Fred had an old Ford he bought after he was discharged from the service. He had it rebuilt, and as soon as he got it out of the shop, he picked up his sweetheart to take her out for supper in Buffalo, Wyo.
"He bought me a hamburger," Dorla said, again laughing.
"That's all I could afford!" Fred pleasantly retorted.
That was in 1946. Soon after their first romantic meal, wedding bells rang for the young couple.
"When we were married and got back to Sheridan, friends came from the church and loaded us on — that's when they had fenders on cars — they put us on each fender," Dorla said. "That was the annual Fourth of July celebration, rodeos and all that. The town was just loaded with people. So they go blasting their horns with us on the fender, down Main Street. Some of the guys were hollering, 'You're going to be sorry!'
"Oh, everybody said, 'It's not going to last,'" Dorla added. "I think they're all dead and we're still putting along."
Dorla was just 16 and Fred was 19 when they eloped. They were married by a pastor at a Methodist church in Hardin, Mont.
This elopement business didn't sit well with her family.
"We had just completed the ceremony down in the front of the Methodist Church and in walks the sheriff," Dorla said. "My mother had found out somewhere along the gossip line that, 'Oh, Fred and Dorla are getting married today,' and she called the sheriff from every town around, I think, and he took us to the jail. I say that because his office was in the jail."
She chuckled as she described the scene of being taken away by the sheriff on their wedding day.
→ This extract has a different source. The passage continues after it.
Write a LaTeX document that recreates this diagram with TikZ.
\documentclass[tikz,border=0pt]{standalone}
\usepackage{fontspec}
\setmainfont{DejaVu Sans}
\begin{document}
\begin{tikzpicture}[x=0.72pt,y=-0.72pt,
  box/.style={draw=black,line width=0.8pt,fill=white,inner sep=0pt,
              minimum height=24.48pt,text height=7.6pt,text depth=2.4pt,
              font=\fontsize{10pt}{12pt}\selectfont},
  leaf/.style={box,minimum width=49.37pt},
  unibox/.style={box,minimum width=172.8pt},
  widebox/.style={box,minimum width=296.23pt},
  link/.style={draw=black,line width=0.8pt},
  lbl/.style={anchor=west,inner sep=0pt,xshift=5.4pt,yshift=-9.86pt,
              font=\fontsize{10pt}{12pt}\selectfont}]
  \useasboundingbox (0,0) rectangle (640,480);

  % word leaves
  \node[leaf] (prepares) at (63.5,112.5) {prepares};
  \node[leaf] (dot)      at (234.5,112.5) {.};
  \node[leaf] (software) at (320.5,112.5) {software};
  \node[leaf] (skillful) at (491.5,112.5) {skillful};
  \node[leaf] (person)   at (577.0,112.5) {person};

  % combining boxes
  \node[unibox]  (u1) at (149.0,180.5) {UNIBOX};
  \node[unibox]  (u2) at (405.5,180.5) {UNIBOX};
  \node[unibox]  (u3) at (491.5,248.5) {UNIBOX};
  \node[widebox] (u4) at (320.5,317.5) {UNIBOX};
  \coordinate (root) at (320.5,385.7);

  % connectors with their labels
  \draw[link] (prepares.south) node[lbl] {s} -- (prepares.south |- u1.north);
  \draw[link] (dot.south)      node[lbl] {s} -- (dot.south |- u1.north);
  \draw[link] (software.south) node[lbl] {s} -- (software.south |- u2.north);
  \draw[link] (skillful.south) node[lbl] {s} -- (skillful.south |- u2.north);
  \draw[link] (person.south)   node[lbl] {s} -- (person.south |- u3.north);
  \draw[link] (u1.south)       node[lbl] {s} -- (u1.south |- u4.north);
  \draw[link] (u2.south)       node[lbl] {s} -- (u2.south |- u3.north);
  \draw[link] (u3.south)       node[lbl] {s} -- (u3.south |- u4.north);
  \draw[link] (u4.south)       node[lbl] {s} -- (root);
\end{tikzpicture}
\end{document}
"The sheriff called Mother and she said, 'Well, tell them to come home.' She talked to me and said, 'You come right straight home.' Well, we didn't," Dorla said. "We stopped for a hamburger."
Their parents eventually came to terms with the marriage, thinking it wouldn't last but a few months.
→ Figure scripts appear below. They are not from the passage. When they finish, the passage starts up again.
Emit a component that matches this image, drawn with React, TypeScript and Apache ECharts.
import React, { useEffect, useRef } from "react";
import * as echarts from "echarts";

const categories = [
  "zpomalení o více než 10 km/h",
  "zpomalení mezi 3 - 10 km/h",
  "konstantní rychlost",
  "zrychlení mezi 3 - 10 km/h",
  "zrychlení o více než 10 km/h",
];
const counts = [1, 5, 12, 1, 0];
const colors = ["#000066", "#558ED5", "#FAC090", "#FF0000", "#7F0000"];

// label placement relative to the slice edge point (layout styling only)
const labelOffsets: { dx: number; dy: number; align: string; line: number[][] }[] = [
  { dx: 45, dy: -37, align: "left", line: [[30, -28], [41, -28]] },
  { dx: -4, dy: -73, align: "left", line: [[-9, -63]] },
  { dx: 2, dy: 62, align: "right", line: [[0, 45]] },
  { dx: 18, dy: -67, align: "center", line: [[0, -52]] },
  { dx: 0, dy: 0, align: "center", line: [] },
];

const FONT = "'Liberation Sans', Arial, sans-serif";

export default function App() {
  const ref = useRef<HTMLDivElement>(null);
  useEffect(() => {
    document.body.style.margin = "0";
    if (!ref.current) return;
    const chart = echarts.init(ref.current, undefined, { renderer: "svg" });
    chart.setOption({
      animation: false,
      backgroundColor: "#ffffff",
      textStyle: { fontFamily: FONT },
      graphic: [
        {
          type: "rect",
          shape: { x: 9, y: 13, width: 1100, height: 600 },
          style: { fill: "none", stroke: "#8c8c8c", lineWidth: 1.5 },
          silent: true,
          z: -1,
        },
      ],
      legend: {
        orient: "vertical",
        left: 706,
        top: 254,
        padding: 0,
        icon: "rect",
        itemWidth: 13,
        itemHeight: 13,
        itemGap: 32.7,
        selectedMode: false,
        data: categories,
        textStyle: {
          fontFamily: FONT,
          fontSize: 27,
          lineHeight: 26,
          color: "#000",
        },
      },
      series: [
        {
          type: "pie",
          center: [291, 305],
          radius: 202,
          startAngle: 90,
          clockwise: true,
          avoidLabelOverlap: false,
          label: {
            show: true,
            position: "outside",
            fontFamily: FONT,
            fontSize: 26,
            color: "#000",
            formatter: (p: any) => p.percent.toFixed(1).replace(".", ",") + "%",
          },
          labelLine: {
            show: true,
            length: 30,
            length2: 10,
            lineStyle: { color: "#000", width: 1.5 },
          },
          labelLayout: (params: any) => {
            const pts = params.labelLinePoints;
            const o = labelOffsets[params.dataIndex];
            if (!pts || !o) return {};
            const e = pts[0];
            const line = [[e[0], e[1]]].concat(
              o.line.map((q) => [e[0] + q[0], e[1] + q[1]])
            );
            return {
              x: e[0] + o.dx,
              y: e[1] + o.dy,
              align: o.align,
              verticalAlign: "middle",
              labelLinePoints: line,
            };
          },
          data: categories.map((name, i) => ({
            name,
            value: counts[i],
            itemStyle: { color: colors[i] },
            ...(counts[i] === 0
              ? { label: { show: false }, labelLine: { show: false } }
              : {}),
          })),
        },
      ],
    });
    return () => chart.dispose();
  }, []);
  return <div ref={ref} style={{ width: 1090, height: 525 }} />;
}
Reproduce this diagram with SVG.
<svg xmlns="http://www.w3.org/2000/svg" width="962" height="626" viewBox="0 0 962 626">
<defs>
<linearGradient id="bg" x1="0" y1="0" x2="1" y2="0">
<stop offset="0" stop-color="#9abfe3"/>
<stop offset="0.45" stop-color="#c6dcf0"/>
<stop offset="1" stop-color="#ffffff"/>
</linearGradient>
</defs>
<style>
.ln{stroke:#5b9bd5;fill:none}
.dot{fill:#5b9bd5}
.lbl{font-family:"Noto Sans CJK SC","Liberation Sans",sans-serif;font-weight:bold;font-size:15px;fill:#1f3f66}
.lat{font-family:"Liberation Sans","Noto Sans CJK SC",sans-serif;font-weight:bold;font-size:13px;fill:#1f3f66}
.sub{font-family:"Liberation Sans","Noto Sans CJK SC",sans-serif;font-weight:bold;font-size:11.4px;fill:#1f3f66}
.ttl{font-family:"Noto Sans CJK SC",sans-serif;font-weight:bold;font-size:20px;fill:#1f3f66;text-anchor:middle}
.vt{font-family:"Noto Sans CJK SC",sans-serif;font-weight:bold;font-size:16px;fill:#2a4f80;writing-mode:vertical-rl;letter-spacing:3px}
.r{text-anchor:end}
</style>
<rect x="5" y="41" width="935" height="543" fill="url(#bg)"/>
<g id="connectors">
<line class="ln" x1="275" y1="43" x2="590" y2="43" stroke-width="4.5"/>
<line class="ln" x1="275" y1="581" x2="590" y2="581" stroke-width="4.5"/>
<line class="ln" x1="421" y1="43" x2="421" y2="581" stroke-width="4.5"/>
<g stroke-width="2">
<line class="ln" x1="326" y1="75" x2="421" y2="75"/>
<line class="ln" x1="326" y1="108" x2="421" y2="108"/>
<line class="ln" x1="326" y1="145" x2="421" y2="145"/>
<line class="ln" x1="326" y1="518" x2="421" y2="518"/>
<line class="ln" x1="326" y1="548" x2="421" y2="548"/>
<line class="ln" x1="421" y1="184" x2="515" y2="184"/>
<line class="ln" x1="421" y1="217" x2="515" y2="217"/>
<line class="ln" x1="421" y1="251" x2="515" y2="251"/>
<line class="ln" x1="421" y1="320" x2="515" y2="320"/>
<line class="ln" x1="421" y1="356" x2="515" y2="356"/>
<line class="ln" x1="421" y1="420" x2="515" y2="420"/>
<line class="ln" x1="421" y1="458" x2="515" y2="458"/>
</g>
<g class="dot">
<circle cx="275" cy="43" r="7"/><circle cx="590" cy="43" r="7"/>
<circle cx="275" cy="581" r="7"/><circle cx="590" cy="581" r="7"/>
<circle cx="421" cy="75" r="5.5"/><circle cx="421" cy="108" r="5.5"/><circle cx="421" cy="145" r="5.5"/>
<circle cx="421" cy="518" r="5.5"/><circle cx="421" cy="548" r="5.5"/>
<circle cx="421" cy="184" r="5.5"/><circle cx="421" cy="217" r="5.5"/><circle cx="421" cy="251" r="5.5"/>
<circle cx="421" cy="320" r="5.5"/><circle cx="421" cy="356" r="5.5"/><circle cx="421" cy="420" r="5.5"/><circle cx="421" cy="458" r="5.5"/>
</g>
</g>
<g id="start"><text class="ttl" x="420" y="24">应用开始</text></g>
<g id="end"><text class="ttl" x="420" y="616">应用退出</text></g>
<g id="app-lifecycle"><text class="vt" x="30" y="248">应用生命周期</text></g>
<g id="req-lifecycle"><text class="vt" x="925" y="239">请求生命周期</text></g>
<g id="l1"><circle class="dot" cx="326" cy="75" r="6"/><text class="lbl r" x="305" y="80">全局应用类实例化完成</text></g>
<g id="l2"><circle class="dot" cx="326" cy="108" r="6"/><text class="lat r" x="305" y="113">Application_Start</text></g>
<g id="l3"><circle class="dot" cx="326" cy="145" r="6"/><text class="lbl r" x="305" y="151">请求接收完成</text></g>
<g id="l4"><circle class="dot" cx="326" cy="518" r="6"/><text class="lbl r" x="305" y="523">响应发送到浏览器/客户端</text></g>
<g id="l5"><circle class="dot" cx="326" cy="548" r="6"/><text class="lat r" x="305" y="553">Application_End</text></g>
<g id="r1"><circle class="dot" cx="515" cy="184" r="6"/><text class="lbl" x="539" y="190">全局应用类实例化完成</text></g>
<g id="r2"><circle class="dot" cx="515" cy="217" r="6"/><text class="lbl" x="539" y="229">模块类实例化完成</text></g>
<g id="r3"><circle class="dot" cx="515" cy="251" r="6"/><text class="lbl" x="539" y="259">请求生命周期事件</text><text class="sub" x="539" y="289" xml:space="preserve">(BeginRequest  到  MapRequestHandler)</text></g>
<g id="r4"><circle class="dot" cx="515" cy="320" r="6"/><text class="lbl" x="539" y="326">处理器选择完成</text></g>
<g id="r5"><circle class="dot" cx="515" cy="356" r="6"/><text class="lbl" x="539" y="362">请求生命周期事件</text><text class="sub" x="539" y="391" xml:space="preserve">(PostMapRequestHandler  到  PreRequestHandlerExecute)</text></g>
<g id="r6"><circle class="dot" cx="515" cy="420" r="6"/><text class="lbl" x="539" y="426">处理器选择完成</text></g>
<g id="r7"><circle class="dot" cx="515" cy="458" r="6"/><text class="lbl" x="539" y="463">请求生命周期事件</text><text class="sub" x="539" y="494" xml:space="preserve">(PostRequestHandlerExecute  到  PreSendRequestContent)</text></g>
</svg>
"All the gloomers," Dorla said. "I was practically disowned."
Before marrying the love of his life, Fred worked as a boatswain's mate as well as a helmsman in the Navy. He crossed paths with Prime Minister Winston Churchill, Navy Secretary Frank Knox and another famous world leader.
"I got to see Franklin Delano Roosevelt," Fred said.
"He got to see a lot of the dignitaries," Dorla said. "He was about 16 or 17 when he was steering the ship they were on."
The couple had two children, Linda and Larry, and later traveled to Zambia to serve as missionary helpers in 1979. Dorla worked as the only bookkeeper for a large hospital. Fred oversaw a large work crew of locals.
Dorla recalled her worries about being mugged when they went to town one time and she had all the payroll cash in a purse strapped around her. It didn't help that Fred kept saying, "Don't let them see your purse!"
Nothing nefarious occurred, however, and the couple made it safely to their destination.
"I had him right at my elbow," Dorla said.
Fred built them a happy home on Flathead Lake in Montana, where they didn't have a lot of money so he became a self-learned carpenter and woodworker.
"What I told him, he did," Dorla said. "So much he built for us."
The Overlins have been in Post Falls for 21 years. Their daughter passed away when she was just 36, but their son lives in Oregon.
On Friday, the couple will celebrate their 75th wedding anniversary. A small gathering will be held at Garden Plaza, where they have recently become residents.
"We were Christians when we were married," Dorla said. "Even though we were young, we knew the Lord is our savior, and the Lord has kept us through thick and thin all these years, and we give him all the credit for it."
The Lord has kept Dorla and Fred together all these years, and for that, their hearts are grateful.
"We have a Heavenly Father who looks out for us," Dorla said. "When family didn't or wouldn't or couldn't, the Lord did."